I was disappointed… more than that, I felt doomed and unsafe. All I wanted to do was to protect and guard my children against my "unclean," not so loveable neighbors and their unadjusted kids.

I didn’t succeed.

My own kids taught me how to take care of a seven-year-old girl from downstairs who never went inside. Her single mom juggled three jobs to pay the rent.

We learned how to love an eight-year-old boy who had to walk his mom home every night because she was too drunk to do it on her own.

I figured out how to invite a nine-year-old girl to our home. She only saw her mom once a year, and her single dad was raising her.

We worked hard to forgive an unlikable eleven year old boy who bullied every kid in the neighborhood because he was angry with his parents. They had been divorced for years, but still lived in one apartment, sharing just about everything except love.

These kids’ parents weren’t “my kind of people”, to be honest. Not only did I not love them, I didn’t like them at all. They were too different. Some drank; others cursed and wore big tattoos on their arms and legs.

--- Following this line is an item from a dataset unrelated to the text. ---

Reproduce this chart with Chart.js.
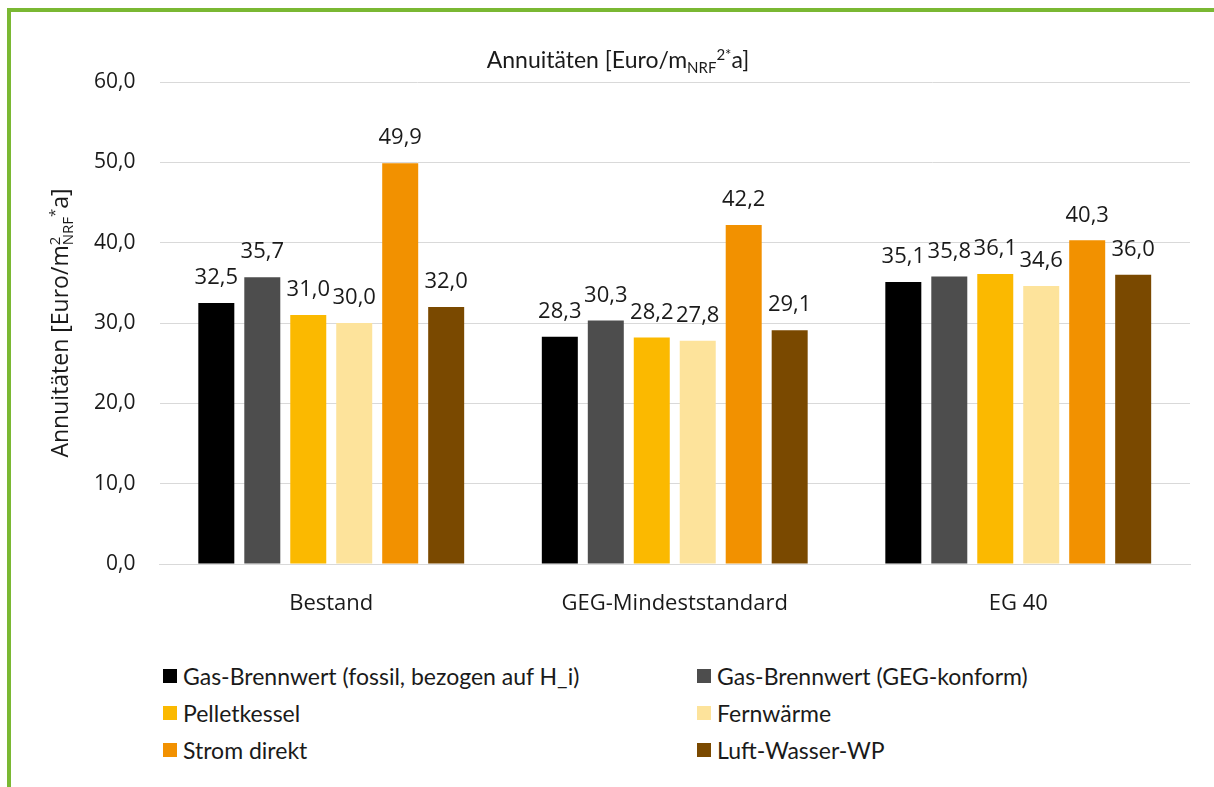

I thought I was doing my best by keeping my kids away from those moms and dads. But just to be nice, I invited them to our church every other week or so, and the attempt failed miserably. They had no interest in religion. Our kids, however, played quite well together and eventually made good friends. Their bond kind of forced me to help the parents, just by listening without judging or by babysitting their kids.

It took me awhile to get adjusted to the idea and finally open my eyes to how “Love your neighbor” doesn’t read as “Love your lovely neighbor”. There’s no mistake. That’s when I started writing short encouraging notes for my kids, their friends and sometimes, for the kids’ parents. Over time they grew into series of booklets titled Under His True Light and became a backbone of our agency.